Saturday, May 28, 2005

Oil prices continue to rise despite peak output and new pipelines
Oil up $5 a barrel in the last week

By Paul Cochrane
Daily Star staff
Saturday, May 28, 2005

Oil prices continue to rise despite peak output and new pipelines


BEIRUT: Oil hit $51.90 a barrel in midday trading yesterday, up $5 from the same time last week. Oil is once again heading skyward despite OPEC pumping almost flat out and the opening of a new pipeline linking Central Asia with Europe this week that should create an alternative supply of oil for the West. What is driving this latest spike? The first and obvious reason is that demand is still exceeding supply, particularly in the booming markets of the Far East. Second, the U.S. driving season is looming, with a long summer ahead and plenty of SUVs on the roads guzzling gas.

But is this week's rise a blip or are prices likely to continue to soar to April's peak of $58, or even surpass it?

The overall opinion of oil industry experts in a recent Deutsche Bank report was, hold onto your seats, oil will rise again. These claims seemed spot-on this week when oil started to climb amid speculation the European Union could slap sanctions on Iran unless the Islamic Republic suspends its nuclear program.

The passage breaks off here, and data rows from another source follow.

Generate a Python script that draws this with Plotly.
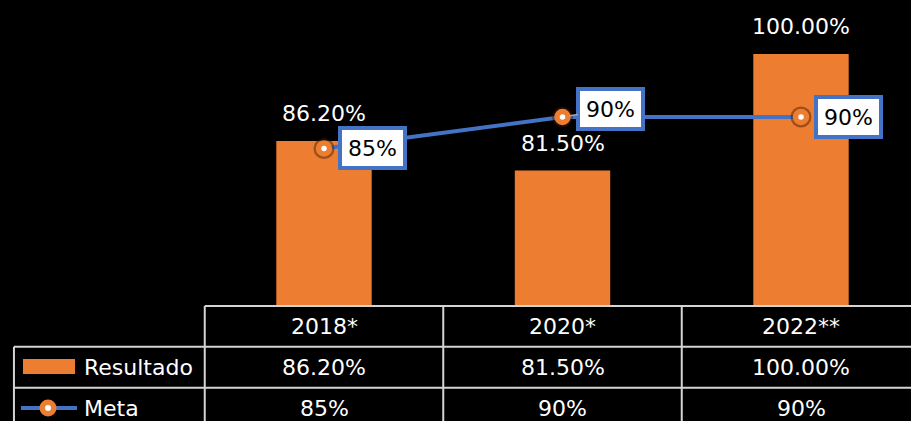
import plotly.graph_objects as go

categories = ["2018*", "2020*", "2022**"]
resultado = [86.2, 81.5, 100.0]
meta = [85, 90, 90]
series_names = ["Resultado", "Meta"]

ORANGE = "#ED7D31"
BLUE = "#4472C4"
GRID = "#d4d4d4"
FONT = "DejaVu Sans"
W, H = 911, 421

x_idx = list(range(len(categories)))

fig = go.Figure()
fig.add_trace(go.Bar(x=x_idx, y=resultado, width=0.4, marker=dict(color=ORANGE, line=dict(width=0)),
                     name=series_names[0], hoverinfo="skip"))
fig.add_trace(go.Scatter(x=x_idx, y=meta, mode="lines", name=series_names[1],
                         line=dict(color=BLUE, width=4), hoverinfo="skip"))
# soft shadow behind markers
fig.add_trace(go.Scatter(x=x_idx, y=meta, mode="markers", showlegend=False,
                         marker=dict(symbol="circle", size=21, color="rgba(60,25,0,0.45)", line=dict(width=0)),
                         hoverinfo="skip"))
fig.add_trace(go.Scatter(x=x_idx, y=meta, mode="markers", showlegend=False,
                         marker=dict(symbol="circle", size=11, color="white", line=dict(color=ORANGE, width=5.5)),
                         hoverinfo="skip"))

ann = []
# bar value labels
for i, v in enumerate(resultado):
    ann.append(dict(x=i, y=v, xref="x", yref="y", text=f"{v:.2f}%", showarrow=False,
                    yanchor="bottom", yshift=13, font=dict(family=FONT, size=22, color="white")))
# meta boxed labels
offsets = [(48, 1), (48, 8), (47, 0)]
for i, v in enumerate(meta):
    dx, dy = offsets[i]
    a = dict(x=i, y=v, xref="x", yref="y", text=f"{v:.0f}%",
             font=dict(family=FONT, size=22, color="black"),
             bgcolor="white", bordercolor=BLUE, borderwidth=4, borderpad=3,
             width=55, height=30)
    if i == 1:
        a.update(showarrow=True, ax=dx, ay=-dy, axref="pixel", ayref="pixel",
                 arrowcolor="#a6a6a6", arrowwidth=1.5, arrowhead=0, standoff=7)
    else:
        a.update(showarrow=False, xshift=dx, yshift=dy)
    ann.append(a)

# table geometry (paper coords)
y_top = 1 - 306 / H
y_r1 = 1 - 346.7 / H
y_r2 = 1 - 387.7 / H
y_bot = 1 - 428.7 / H
x_left = -1.3
bounds = [-0.5, 0.5, 1.5, 2.5]

shapes = []
def line(x0, y0, x1, y1):
    shapes.append(dict(type="line", xref="x", yref="paper", x0=x0, y0=y0, x1=x1, y1=y1,
                       line=dict(color=GRID, width=2), layer="above"))

line(bounds[0], y_top, bounds[-1], y_top)
line(x_left, y_r1, bounds[-1], y_r1)
line(x_left, y_r2, bounds[-1], y_r2)
line(x_left, y_r1, x_left, y_bot)
for b in bounds:
    line(b, y_top, b, y_bot)

# table text
rows = [
    (y_top, y_r1, categories),
    (y_r1, y_r2, [f"{v:.2f}%" for v in resultado]),
    (y_r2, y_bot, [f"{v:.0f}%" for v in meta]),
]
for (ya, yb, texts) in rows:
    for i, t in enumerate(texts):
        ann.append(dict(x=i, y=(ya + yb) / 2, xref="x", yref="paper", text=t, showarrow=False,
                        yanchor="middle", font=dict(family=FONT, size=22, color="white")))

# legend keys in first column
ann.append(dict(x=82 / W, y=(y_r1 + y_r2) / 2, xref="paper", yref="paper", text=series_names[0],
                showarrow=False, xanchor="left", yanchor="middle",
                font=dict(family=FONT, size=22, color="white")))
ann.append(dict(x=82 / W, y=(y_r2 + y_bot) / 2, xref="paper", yref="paper", text=series_names[1],
                showarrow=False, xanchor="left", yanchor="middle",
                font=dict(family=FONT, size=22, color="white")))
shapes.append(dict(type="rect", xref="paper", yref="paper", x0=23 / W, x1=75 / W,
                   y0=1 - 374 / H, y1=1 - 359 / H, fillcolor=ORANGE, line=dict(width=0)))
ym = 1 - 408 / H
shapes.append(dict(type="line", xref="paper", yref="paper", x0=21 / W, x1=77 / W, y0=ym, y1=ym,
                   line=dict(color=BLUE, width=4)))
shapes.append(dict(type="circle", xref="paper", yref="paper", x0=39.5 / W, x1=56.5 / W,
                   y0=ym - 8.5 / H, y1=ym + 8.5 / H, fillcolor=ORANGE, line=dict(width=0)))
shapes.append(dict(type="circle", xref="paper", yref="paper", x0=45 / W, x1=51 / W,
                   y0=ym - 3 / H, y1=ym + 3 / H, fillcolor="white", line=dict(width=0)))

x0 = -324 / 238.5
x1 = (W - 324) / 238.5
fig.update_layout(
    width=W, height=H, margin=dict(l=0, r=0, t=0, b=0),
    paper_bgcolor="black", plot_bgcolor="black", showlegend=False,
    xaxis=dict(range=[x0, x1], visible=False, domain=[0, 1]),
    yaxis=dict(range=[60, 108.57], visible=False, domain=[y_top, 1]),
    annotations=ann, shapes=shapes,
    font=dict(family=FONT, color="white"),
)
fig.write_html("out.html", config={"displayModeBar": False},
               post_script="document.body.style.margin='0';document.body.style.background='black';")
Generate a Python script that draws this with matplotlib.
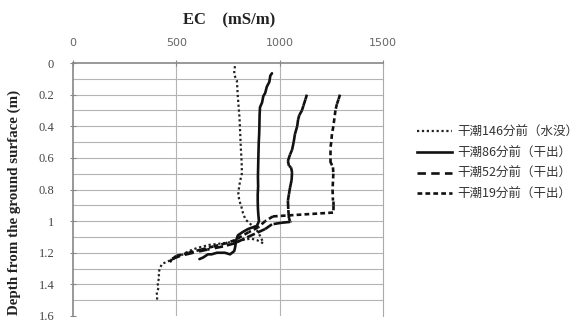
import numpy as np
import matplotlib
matplotlib.use("Agg")
import matplotlib.pyplot as plt
from matplotlib.collections import LineCollection
from matplotlib.lines import Line2D

# EC (mS/m) and depth (m)
ec_146 = [784, 780, 782, 793, 795, 797, 800, 803, 806, 808, 810, 812, 815, 817, 817, 810, 804,
          800, 805, 815, 823, 835, 860, 881, 900, 915, 920, 890, 860, 820, 780, 726, 660, 600,
          560, 532, 500, 484, 450, 431, 420, 414, 418, 408, 415, 405, 408, 405]
dep_146 = [0.02, 0.05, 0.08, 0.11, 0.15, 0.20, 0.25, 0.30, 0.35, 0.41, 0.47, 0.53, 0.60, 0.66,
           0.70, 0.74, 0.78, 0.83, 0.87, 0.91, 0.95, 0.99, 1.02, 1.04, 1.08, 1.12, 1.14, 1.12,
           1.11, 1.12, 1.13, 1.14, 1.15, 1.17, 1.19, 1.21, 1.23, 1.24, 1.26, 1.27, 1.30, 1.33,
           1.36, 1.39, 1.42, 1.45, 1.48, 1.51]

ec_86 = [963, 955, 950, 938, 930, 921, 915, 905, 903, 902, 901, 899, 898, 897, 896, 895, 896,
         894, 894, 895, 897, 900, 890, 847, 820, 798, 790, 784, 780, 760, 735, 697, 670, 653,
         630, 612]
dep_86 = [0.065, 0.08, 0.12, 0.15, 0.19, 0.21, 0.25, 0.28, 0.33, 0.40, 0.45, 0.50, 0.55, 0.60,
          0.66, 0.72, 0.78, 0.83, 0.87, 0.92, 0.96, 1.00, 1.03, 1.05, 1.07, 1.09, 1.12, 1.17,
          1.19, 1.21, 1.20, 1.20, 1.21, 1.21, 1.23, 1.24]

ec_52 = [1132, 1125, 1115, 1108, 1095, 1089, 1085, 1074, 1068, 1060, 1050, 1040, 1045, 1055,
         1060, 1058, 1050, 1045, 1040, 1042, 1045, 1050, 1050, 1011, 963, 930, 880, 830, 784,
         726, 650, 581, 518, 479, 469]
dep_52 = [0.20, 0.23, 0.27, 0.30, 0.33, 0.36, 0.40, 0.45, 0.50, 0.55, 0.58, 0.62, 0.65, 0.66,
          0.69, 0.74, 0.79, 0.83, 0.87, 0.93, 0.98, 1.00, 1.005, 1.01, 1.02, 1.05, 1.08, 1.11,
          1.14, 1.16, 1.18, 1.20, 1.22, 1.24, 1.26]

ec_19 = [1292, 1285, 1277, 1270, 1265, 1260, 1253, 1250, 1244, 1244, 1258, 1260, 1258, 1256,
         1258, 1258, 1258, 968, 930, 895, 850, 784, 740, 680, 620, 560, 500, 470]
dep_19 = [0.20, 0.23, 0.26, 0.30, 0.35, 0.40, 0.45, 0.50, 0.55, 0.62, 0.66, 0.70, 0.75, 0.80,
          0.87, 0.90, 0.946, 0.97, 1.00, 1.04, 1.07, 1.12, 1.14, 1.16, 1.18, 1.20, 1.22, 1.25]

labels = ["干潮146分前（水没）", "干潮86分前（干出）", "干潮52分前（干出）", "干潮19分前（干出）"]

fig = plt.figure(figsize=(5.88, 3.2), dpi=100)
ax = fig.add_axes([0.1241, 0.0125, 0.5272, 0.7906])

# grid every 0.1 m, verticals at 500 / 1000
for d in np.arange(0.1, 1.6, 0.1):
    ax.axhline(d, color="#b4b4b4", lw=0.8, zorder=0)
for e in [500, 1000]:
    ax.axvline(e, color="#b4b4b4", lw=0.8, zorder=0)

lw = 1.9
ax.plot(ec_146, dep_146, color="#222222", lw=1.6, linestyle=(0, (1, 1.2)), zorder=3)
ax.plot(ec_86, dep_86, color="#111111", lw=lw, solid_capstyle="round", zorder=3)


# Excel restarts the dash pattern at every point, so draw each segment on its own
def dashed(ec, dep, pattern):
    pts = np.column_stack([ec, dep])
    segs = np.stack([pts[:-1], pts[1:]], axis=1)
    lc = LineCollection(segs, colors="#111111", linewidths=lw, linestyles=[pattern], zorder=3)
    ax.add_collection(lc)


dashed(ec_52, dep_52, (0, (3.2, 2.0)))
dashed(ec_19, dep_19, (0, (1.8, 1.2)))

ax.set_xlim(0, 1500)
ax.set_ylim(1.6, 0)
ax.xaxis.tick_top()
ax.set_xticks([0, 500, 1000, 1500])
ax.set_yticks(np.arange(0, 1.61, 0.2))
ax.set_yticklabels(["0", "0.2", "0.4", "0.6", "0.8", "1", "1.2", "1.4", "1.6"],
                   fontfamily="Liberation Serif", fontsize=9, color="#444444")
ax.tick_params(axis="x", direction="inout", length=5, width=0.8, color="#888888",
               labelsize=8, labelcolor="#666666", pad=8)
ax.tick_params(axis="y", direction="inout", length=5, width=0.8, color="#888888", pad=11)
for lab in ax.get_xticklabels():
    lab.set_fontfamily("DejaVu Sans")

for side in ["left", "top"]:
    ax.spines[side].set_color("#888888")
    ax.spines[side].set_linewidth(1.2)
ax.spines["right"].set_color("#aaaaaa")
ax.spines["bottom"].set_visible(False)

fig.text(0.39, 0.935, "EC    (mS/m)", ha="center", va="center",
         fontfamily="Liberation Serif", fontweight="bold", fontsize=12, color="#222222")
fig.text(0.024, 0.366, "Depth from the ground surface (m)", rotation=90, ha="center",
         va="center", fontfamily="Liberation Serif", fontweight="bold", fontsize=10.8,
         color="#222222")

handles = [
    Line2D([], [], color="#222222", lw=1.6, linestyle=(0, (1, 1.2))),
    Line2D([], [], color="#111111", lw=lw),
    Line2D([], [], color="#111111", lw=lw, linestyle=(0, (3.2, 2.0))),
    Line2D([], [], color="#111111", lw=lw, linestyle=(0, (1.8, 1.2))),
]
fig.legend(handles, labels, loc="center left", bbox_to_anchor=(0.69, 0.49), frameon=False,
           prop={"family": ["Noto Sans CJK JP", "DejaVu Sans"], "size": 9},
           handlelength=2.8, handletextpad=0.4, labelspacing=0.62, labelcolor="#333333")

fig.savefig("out.png", dpi=100)
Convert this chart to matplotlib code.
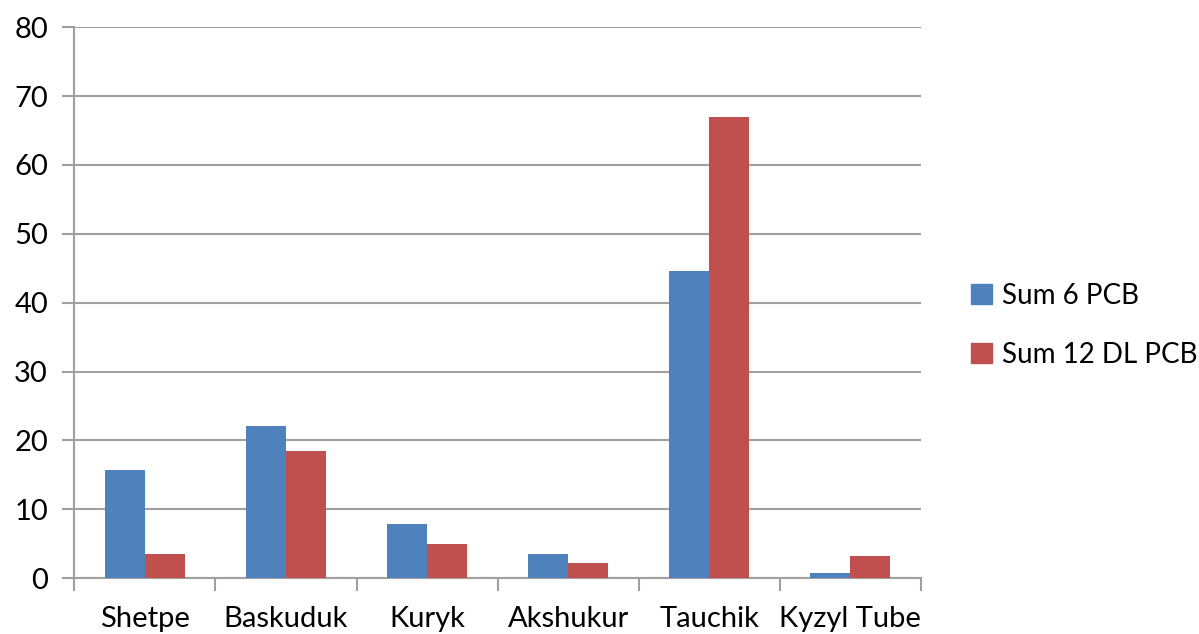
import matplotlib
matplotlib.use("Agg")
from matplotlib import pyplot as plt
from matplotlib.patches import Patch
import numpy as np

sites = ["Shetpe", "Baskuduk", "Kuryk", "Akshukur", "Tauchik", "Kyzyl Tube"]
sum6_pcb = [15.7, 22.1, 7.9, 3.5, 44.6, 0.7]
sum12_dl_pcb = [3.5, 18.4, 4.9, 2.2, 66.9, 3.2]
series_names = ["Sum 6 PCB", "Sum 12 DL PCB"]
yticks = [0, 10, 20, 30, 40, 50, 60, 70, 80]

blue = "#4F81BD"
red = "#C0504D"
grey = "#A0A0A0"

plt.rcParams['font.family'] = ['Lato', 'DejaVu Sans']

fig = plt.figure(figsize=(11.99, 6.34), dpi=100)
ax = fig.add_axes([0.062, 0.088, 0.706, 0.869])

x = np.arange(len(sites))
w = 0.285
ax.bar(x - w / 2, sum6_pcb, w, color=blue, zorder=3)
ax.bar(x + w / 2, sum12_dl_pcb, w, color=red, zorder=3)

ax.set_xlim(-0.5, len(sites) - 0.5)
ax.set_ylim(0, 80)
ax.set_yticks(yticks)
ax.set_yticklabels([str(t) for t in yticks], fontsize=21)
ax.yaxis.grid(True, color=grey, linewidth=1.5, zorder=0)

# category labels in the middle, ticks on the boundaries
ax.set_xticks(x)
ax.set_xticklabels(sites, fontsize=21)
ax.tick_params(axis='x', length=0, pad=20)
ax.set_xticks(np.arange(-0.5, len(sites)), minor=True)
ax.tick_params(axis='x', which='minor', length=9, width=1.5, color=grey)
ax.tick_params(axis='y', length=9, width=1.5, color=grey, pad=10)

for s in ["top", "right"]:
    ax.spines[s].set_visible(False)
for s in ["left", "bottom"]:
    ax.spines[s].set_color(grey)
    ax.spines[s].set_linewidth(1.5)

handles = [Patch(color=blue), Patch(color=red)]
fig.legend(handles, series_names, loc='center left', bbox_to_anchor=(0.81, 0.487),
           frameon=False, fontsize=20, handlelength=0.75, handleheight=0.75,
           handletextpad=0.35, labelspacing=1.2, borderpad=0, borderaxespad=0)

fig.savefig("out.png", dpi=100)
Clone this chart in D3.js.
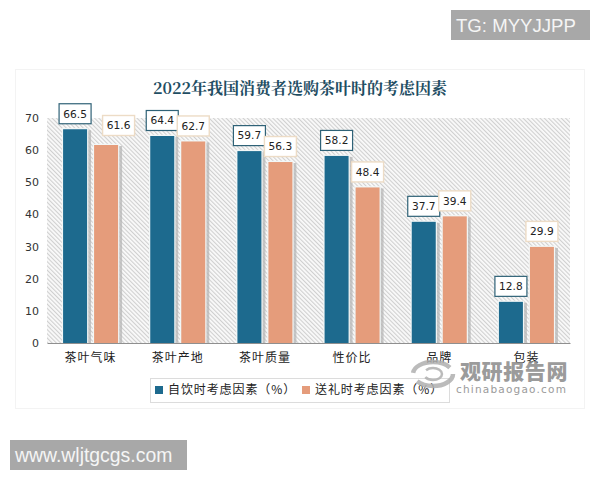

But by Thursday, the potential nightmare of sanctions on OPEC's second largest oil producer was scuttled by the U.S. lifting objections to Iran applying for WTO membership. Nevertheless, oil continues to rise.

Some analysts believe that if prices continue to push upwards and get into the heart-attack-potential $70 to $80 price band, demand will fall and prices will return to less eyebrow raising prices. On the other hand, others dismiss such predictions, believing oil prices will continue to rise precisely because demand is more likely to increase than diminish. To others analysts a major concern is an often overlooked aspect of oil supply transportation. Many oil companies have expansion and higher production output in mind, but with a backlog for oil tankers in the dockyards of South Korea and Vietnam, it might be years before the quantities of oil needed will get from A to B.

What could cause the price of oil to go down?

The significance of the U.S.-backed Baku-Tbilisi-Ceyhan pipeline is that it undercuts Russia's longtime grip on Central Asia's vast energy sources, and OPEC's quotas. What's more, Central Asia is awash with light crude which is far easier to refine and get to the gas station than OPEC heavyweight Saudi Arabian heavy crude.

But the pipeline will only ship 1 million bpd to Turkey's Mediterranean coast, only around 1 percent of global oil production. Equally, a planned $880 million trans-Balkan pipeline that intends to bypass the Bosphorous straits bottleneck, announced yesterday, will not become operational until late 2008 or early 2009. By then, that extra output may have only a minimal effect on oil prices.

In the near future, a lot will depend on whether OPEC is able to adequately build global stockpiles in time for the high demand winter season. But most OPEC ministers have said they do not see a need to change output policy when the cartel meets in Vienna next month. The most realistic bet seems the oft-quoted cardiac arrest-inducing prediction of $70 to $80 a barrel.